Over the last decade, Federal Reserve policy has prompted historically low rates as the U.S. economy slowly recovered from the Great Recession. From 2008 to 2015, the fed funds rate was essentially zero until growth stabilized and the Fed began to normalize rates in December 2015 to late 2018. Currently, with the overall goal of “sustaining economic expansion” the Fed is now signaling its willingness to cut the fed funds rate for the first time since 2008.

In theory, lower rates are bullish for dividend stocks which offer attractive yields versus fixed income. Regardless of the market’s reaction to a possible cut, longer-term dividend stocks may be in an enviable position to benefit either way.

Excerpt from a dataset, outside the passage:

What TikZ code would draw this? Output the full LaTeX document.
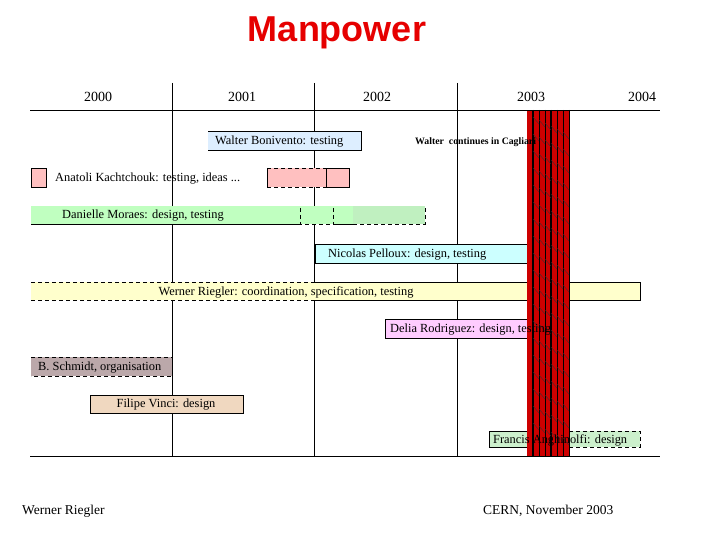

If the market responds negatively in fear of a recession, dividend stocks possess quality characteristics like strong balance sheets and sustainable dividend growth, which historically perform well in volatile markets. On the other hand, a positive reaction may prompt dividend stocks to rise since they are trading at their cheapest levels versus non-dividend stocks in over 15 years.

Source: Ned Davis Research

According to Ned Davis Research, after the first rate cut with no likelihood of a recession, dividend growers tend to outperform non-dividend payers. In the case of the last four recessions, divided growers outperformed dividend payers in the first six months followed by minimal relative strength 12 months later. Another potential strength for dividend stocks is the possible weakening of U.S. corporate profit growth. As profit growth slows, dividends will be a stable source of return with the potential for dividend growth to rise faster than the rate of inflation.

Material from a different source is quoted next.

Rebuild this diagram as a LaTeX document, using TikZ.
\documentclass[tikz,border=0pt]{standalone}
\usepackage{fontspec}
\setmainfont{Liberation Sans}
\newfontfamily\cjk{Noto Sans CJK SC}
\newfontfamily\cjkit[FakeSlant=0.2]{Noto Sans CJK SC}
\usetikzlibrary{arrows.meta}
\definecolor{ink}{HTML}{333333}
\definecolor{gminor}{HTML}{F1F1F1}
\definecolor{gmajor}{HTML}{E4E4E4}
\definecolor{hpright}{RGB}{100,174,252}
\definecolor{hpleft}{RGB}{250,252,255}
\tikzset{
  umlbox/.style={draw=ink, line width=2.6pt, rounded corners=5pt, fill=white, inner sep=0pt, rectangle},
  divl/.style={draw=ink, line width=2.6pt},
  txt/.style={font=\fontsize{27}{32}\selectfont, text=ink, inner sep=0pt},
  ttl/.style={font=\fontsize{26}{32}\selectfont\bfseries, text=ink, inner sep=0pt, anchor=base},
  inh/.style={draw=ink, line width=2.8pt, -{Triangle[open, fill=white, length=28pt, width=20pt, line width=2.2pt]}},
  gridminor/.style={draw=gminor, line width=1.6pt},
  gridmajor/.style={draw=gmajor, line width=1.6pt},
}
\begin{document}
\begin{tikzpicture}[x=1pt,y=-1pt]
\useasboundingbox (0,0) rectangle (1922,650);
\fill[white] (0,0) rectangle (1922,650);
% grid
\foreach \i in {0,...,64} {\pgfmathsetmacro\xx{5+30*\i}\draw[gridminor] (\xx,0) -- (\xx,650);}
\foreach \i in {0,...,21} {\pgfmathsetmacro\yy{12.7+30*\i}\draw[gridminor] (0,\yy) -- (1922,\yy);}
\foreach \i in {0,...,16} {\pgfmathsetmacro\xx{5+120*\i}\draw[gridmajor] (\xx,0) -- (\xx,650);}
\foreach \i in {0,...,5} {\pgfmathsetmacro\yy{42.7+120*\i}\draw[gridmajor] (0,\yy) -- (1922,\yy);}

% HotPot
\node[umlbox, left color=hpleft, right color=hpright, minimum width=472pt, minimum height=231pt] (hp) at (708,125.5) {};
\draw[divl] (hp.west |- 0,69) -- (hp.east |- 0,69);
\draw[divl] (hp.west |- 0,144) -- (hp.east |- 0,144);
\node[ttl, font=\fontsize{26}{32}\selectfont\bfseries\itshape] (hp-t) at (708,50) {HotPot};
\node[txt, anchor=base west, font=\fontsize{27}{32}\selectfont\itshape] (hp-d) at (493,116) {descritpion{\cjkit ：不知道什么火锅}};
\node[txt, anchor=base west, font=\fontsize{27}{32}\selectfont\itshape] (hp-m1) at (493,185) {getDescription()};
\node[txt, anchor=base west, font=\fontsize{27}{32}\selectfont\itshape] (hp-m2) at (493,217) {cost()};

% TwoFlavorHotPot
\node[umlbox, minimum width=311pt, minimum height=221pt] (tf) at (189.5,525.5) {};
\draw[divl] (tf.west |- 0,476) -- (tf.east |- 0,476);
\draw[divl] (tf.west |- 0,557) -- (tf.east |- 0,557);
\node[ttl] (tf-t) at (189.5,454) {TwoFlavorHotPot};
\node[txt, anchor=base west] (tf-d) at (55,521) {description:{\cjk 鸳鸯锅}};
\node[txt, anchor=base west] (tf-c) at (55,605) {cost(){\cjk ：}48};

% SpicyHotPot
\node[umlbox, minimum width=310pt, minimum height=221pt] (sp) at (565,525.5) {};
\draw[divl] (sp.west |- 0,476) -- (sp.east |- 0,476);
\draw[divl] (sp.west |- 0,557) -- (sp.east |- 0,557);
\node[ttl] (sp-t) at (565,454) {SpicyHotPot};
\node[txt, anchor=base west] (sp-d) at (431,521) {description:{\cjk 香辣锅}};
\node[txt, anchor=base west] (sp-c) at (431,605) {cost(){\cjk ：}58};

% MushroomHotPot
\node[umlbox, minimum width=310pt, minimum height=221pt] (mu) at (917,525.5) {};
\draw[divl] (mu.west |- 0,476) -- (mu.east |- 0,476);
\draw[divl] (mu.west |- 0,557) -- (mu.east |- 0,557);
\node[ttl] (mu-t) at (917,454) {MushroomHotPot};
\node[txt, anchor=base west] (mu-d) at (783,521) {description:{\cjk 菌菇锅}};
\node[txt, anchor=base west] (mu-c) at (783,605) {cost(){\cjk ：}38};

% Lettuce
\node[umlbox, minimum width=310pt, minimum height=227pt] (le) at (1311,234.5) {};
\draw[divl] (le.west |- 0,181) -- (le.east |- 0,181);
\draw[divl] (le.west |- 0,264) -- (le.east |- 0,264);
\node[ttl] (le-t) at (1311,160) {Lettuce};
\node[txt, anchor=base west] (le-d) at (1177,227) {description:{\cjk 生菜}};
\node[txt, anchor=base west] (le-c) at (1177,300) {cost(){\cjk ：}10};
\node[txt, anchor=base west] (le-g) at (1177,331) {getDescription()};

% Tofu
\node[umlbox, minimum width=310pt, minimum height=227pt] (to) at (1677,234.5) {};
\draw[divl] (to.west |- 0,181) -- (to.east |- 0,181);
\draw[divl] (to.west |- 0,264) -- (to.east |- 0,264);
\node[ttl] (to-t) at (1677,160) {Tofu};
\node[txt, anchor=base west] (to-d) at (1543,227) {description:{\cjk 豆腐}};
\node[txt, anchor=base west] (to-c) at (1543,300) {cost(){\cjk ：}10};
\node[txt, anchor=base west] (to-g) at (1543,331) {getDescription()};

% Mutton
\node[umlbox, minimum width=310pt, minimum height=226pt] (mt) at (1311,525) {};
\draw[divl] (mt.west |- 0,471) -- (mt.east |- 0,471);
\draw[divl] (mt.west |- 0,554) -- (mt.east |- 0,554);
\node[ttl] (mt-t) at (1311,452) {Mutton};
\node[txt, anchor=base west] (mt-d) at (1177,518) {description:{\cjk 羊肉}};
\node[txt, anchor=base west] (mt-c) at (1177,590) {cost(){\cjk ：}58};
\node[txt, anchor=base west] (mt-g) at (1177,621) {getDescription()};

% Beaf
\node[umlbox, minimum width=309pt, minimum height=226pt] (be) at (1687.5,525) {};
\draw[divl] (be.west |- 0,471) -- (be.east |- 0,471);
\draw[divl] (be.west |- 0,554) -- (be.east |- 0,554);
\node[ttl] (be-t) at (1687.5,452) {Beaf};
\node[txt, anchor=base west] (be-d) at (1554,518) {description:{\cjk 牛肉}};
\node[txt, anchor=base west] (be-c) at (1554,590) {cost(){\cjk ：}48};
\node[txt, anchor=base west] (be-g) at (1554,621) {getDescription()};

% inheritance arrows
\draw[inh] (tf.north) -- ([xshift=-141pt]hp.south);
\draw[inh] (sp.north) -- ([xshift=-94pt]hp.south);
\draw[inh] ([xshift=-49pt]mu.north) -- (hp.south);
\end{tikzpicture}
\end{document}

Stock and Sector Attribution

For the quarter, the strongest contributing sectors were Financials, Industrials and Consumer Staples while the weakest included Consumer Discretionary, Energy and Real Estate. Historically after an initial rate cut, the Consumer Staples and Health Care sectors perform best one year later versus Utilities and commodities, which tend to be the poorest performers. Year-to-date higher valuations in the Utility, Consumer Staples and REIT sectors warrant some caution since they are elevated on a relative and absolute basis.

The top five contributing stocks to the High Dividend Equity portfolio were Lockheed Martin Corporation, JP Morgan Chase & Co., American Express Company, Coca-Cola European Partners PLC and Microsoft. The top five detractors were Foot Locker, Inc., Simon Property Group, Inc., Philip Morris International, Inc., Lukoil PJSC Oil Company and Cinemark Holdings, Inc.

Top 5 Contributors

Ticker Quarter Ending June 30, 2019 Average Weight (%) Contribution to Return (%)
LMT Lockheed Martin Corporation 2.63 0.53
JPM JPMorgan Chase & Co. 2.6 0.28
AXP American Express Company 2.14 0.27
CCEP Coca-Cola European Partners Plc 2.15 0.22
MSFT Microsoft Corporation 1.67 0.22

Top 5 Detractors

Ticker Quarter Ending June 30, 2019 Average Weight (%) Contribution to Return (%)
FL Foot Locker, Inc. 1.27 -0.47
SPG Simon Property Group 1.37 -0.16
PM Philip Morris International Inc. 1.36 -0.15
CNK Cinemark Holdings, Inc. 1.44 -0.13

Sources: Factset, Ned Davis Research, Bloomberg
Past performance does not guarantee future results. The holdings identified do not represent all of the securities purchased, sold or recommended for advisory clients. In the chart above, “weight” is the average weight of the holding during the period and “contribution” is the contribution to overall performance during the period. To obtain the calculation methodology and a list showing every holding’s contribution to the overall composite performance during the period, contact PortfolioAnalytics@ccmg.com.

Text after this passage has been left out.